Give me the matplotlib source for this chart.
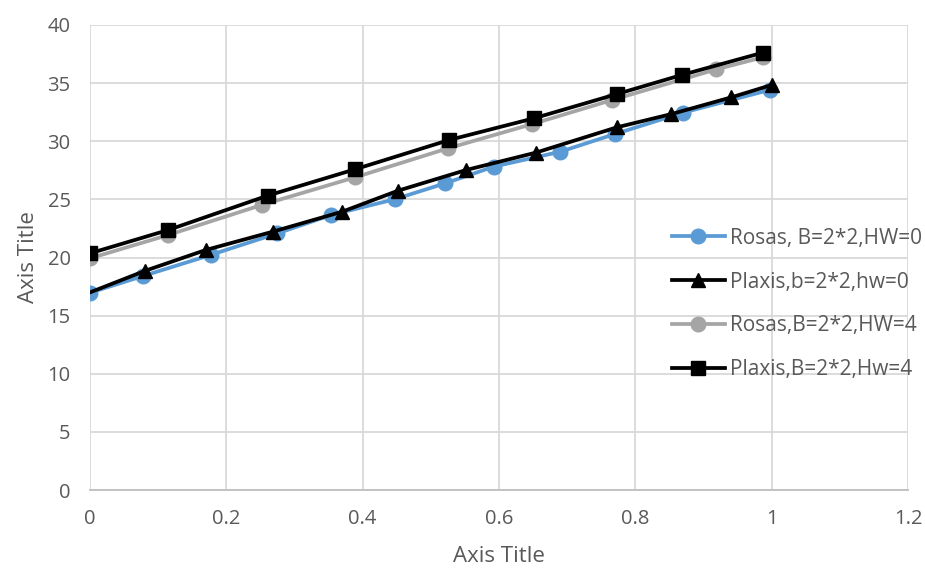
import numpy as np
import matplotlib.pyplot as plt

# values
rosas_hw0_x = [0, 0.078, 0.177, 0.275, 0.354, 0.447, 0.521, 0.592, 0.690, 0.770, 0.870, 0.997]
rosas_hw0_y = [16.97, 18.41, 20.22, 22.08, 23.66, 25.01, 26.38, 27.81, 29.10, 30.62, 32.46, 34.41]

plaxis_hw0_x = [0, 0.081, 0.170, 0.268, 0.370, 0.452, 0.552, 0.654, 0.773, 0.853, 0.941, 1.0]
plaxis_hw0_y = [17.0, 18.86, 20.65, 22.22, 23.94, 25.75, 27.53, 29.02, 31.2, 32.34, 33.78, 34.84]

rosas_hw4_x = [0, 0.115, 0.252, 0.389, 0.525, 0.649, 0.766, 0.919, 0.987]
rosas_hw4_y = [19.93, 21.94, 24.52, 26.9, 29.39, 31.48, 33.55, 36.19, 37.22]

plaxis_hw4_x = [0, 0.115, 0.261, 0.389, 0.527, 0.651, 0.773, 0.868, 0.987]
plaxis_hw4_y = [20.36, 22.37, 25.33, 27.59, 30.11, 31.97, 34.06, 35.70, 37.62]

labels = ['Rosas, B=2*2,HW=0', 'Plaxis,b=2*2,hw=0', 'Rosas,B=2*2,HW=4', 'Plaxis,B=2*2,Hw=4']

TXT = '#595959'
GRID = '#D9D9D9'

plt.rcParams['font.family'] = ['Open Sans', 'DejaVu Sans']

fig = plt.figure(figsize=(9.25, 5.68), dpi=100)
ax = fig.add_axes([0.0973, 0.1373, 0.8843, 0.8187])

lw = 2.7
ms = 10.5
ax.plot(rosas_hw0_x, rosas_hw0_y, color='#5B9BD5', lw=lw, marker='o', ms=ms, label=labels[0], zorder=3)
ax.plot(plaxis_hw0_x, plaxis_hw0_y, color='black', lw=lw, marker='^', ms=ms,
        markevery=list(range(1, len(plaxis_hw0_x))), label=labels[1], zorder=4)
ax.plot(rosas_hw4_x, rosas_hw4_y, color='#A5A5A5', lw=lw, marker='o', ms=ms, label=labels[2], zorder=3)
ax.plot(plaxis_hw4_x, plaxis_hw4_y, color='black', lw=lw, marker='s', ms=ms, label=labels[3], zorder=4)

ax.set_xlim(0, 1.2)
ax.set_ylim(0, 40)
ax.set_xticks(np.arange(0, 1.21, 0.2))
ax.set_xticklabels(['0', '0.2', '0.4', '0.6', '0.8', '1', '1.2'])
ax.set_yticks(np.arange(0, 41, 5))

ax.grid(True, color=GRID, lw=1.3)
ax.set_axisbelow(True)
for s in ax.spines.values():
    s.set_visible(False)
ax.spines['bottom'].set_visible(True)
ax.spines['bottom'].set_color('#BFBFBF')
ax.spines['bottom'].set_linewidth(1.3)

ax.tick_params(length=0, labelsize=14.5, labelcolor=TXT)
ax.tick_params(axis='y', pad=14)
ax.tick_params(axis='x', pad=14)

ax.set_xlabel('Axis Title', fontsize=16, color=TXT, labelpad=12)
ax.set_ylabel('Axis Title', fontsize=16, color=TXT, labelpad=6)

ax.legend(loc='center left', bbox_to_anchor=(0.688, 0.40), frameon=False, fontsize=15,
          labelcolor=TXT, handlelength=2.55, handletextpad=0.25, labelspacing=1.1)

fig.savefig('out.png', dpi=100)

++++++++++++++++++++

Problem statement: Skip every picture and return the lines above from the top through the one that contains "ax.tick_params(axis='x', pad=14)".

Output below:
Give me the matplotlib source for this chart.
import numpy as np
import matplotlib.pyplot as plt

# values
rosas_hw0_x = [0, 0.078, 0.177, 0.275, 0.354, 0.447, 0.521, 0.592, 0.690, 0.770, 0.870, 0.997]
rosas_hw0_y = [16.97, 18.41, 20.22, 22.08, 23.66, 25.01, 26.38, 27.81, 29.10, 30.62, 32.46, 34.41]

plaxis_hw0_x = [0, 0.081, 0.170, 0.268, 0.370, 0.452, 0.552, 0.654, 0.773, 0.853, 0.941, 1.0]
plaxis_hw0_y = [17.0, 18.86, 20.65, 22.22, 23.94, 25.75, 27.53, 29.02, 31.2, 32.34, 33.78, 34.84]

rosas_hw4_x = [0, 0.115, 0.252, 0.389, 0.525, 0.649, 0.766, 0.919, 0.987]
rosas_hw4_y = [19.93, 21.94, 24.52, 26.9, 29.39, 31.48, 33.55, 36.19, 37.22]

plaxis_hw4_x = [0, 0.115, 0.261, 0.389, 0.527, 0.651, 0.773, 0.868, 0.987]
plaxis_hw4_y = [20.36, 22.37, 25.33, 27.59, 30.11, 31.97, 34.06, 35.70, 37.62]

labels = ['Rosas, B=2*2,HW=0', 'Plaxis,b=2*2,hw=0', 'Rosas,B=2*2,HW=4', 'Plaxis,B=2*2,Hw=4']

TXT = '#595959'
GRID = '#D9D9D9'

plt.rcParams['font.family'] = ['Open Sans', 'DejaVu Sans']

fig = plt.figure(figsize=(9.25, 5.68), dpi=100)
ax = fig.add_axes([0.0973, 0.1373, 0.8843, 0.8187])

lw = 2.7
ms = 10.5
ax.plot(rosas_hw0_x, rosas_hw0_y, color='#5B9BD5', lw=lw, marker='o', ms=ms, label=labels[0], zorder=3)
ax.plot(plaxis_hw0_x, plaxis_hw0_y, color='black', lw=lw, marker='^', ms=ms,
        markevery=list(range(1, len(plaxis_hw0_x))), label=labels[1], zorder=4)
ax.plot(rosas_hw4_x, rosas_hw4_y, color='#A5A5A5', lw=lw, marker='o', ms=ms, label=labels[2], zorder=3)
ax.plot(plaxis_hw4_x, plaxis_hw4_y, color='black', lw=lw, marker='s', ms=ms, label=labels[3], zorder=4)

ax.set_xlim(0, 1.2)
ax.set_ylim(0, 40)
ax.set_xticks(np.arange(0, 1.21, 0.2))
ax.set_xticklabels(['0', '0.2', '0.4', '0.6', '0.8', '1', '1.2'])
ax.set_yticks(np.arange(0, 41, 5))

ax.grid(True, color=GRID, lw=1.3)
ax.set_axisbelow(True)
for s in ax.spines.values():
    s.set_visible(False)
ax.spines['bottom'].set_visible(True)
ax.spines['bottom'].set_color('#BFBFBF')
ax.spines['bottom'].set_linewidth(1.3)

ax.tick_params(length=0, labelsize=14.5, labelcolor=TXT)
ax.tick_params(axis='y', pad=14)
ax.tick_params(axis='x', pad=14)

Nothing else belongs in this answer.